Dubai’s residential sales market saw a minor dip in prices in the third quarter of the year, with sale values down by around 1 per cent, according to the latest report from real estate consultancy CBRE.
However, transactions have seen a rise. As per data from the Dubai Land Department, the total value of residential transactions increased by approximately 11 per cent in H1 over the same period last year, driven by growth in overall transaction numbers, which rose by close to 29 per cent.
Meanwhile, the residential leasing market also recorded a slight drop in rates of around 1.5 per cent from the previous quarter, the report said.
However, there were “notable variations” in performances at a sub-market level.
“The disparity between rising deal volumes and the performance of the leasing sector, demonstrates how investors appear to be taking a longer-term view on the residential market, looking beyond softening rentals and focusing on the availability of attractive prices and the increasing flexibility of payment plans offered across both completed and off-plan projects,” said Mat Green, head of Research and Consulting UAE at CBRE Middle East.
The report also found that future supply levels continue to grow, with an array of new projects announced during the quarter.
Those include a new joint venture between Meydan and Sobha Group, ‘The Residences’ in Mohammed Bin Rashid City, Nakheel’s ‘Palm Residences’, and Wasl’s new flagship development ‘Wasl One’ located in Al Kifaf area.

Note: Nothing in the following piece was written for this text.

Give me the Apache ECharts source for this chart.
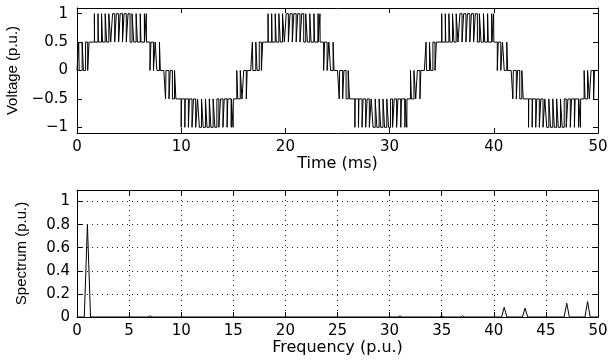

According to reports, construction activity across Dubai is set to increase further over the next two years, with approximately Dhs350bn worth of contracts likely to be awarded prior to Expo 2020.
“Developers in Dubai have been particularly active in the residential sector with JLL data suggesting up to 80,000 units could be delivered before the end of 2019, although actual deliveries are likely to be below this level, the report added.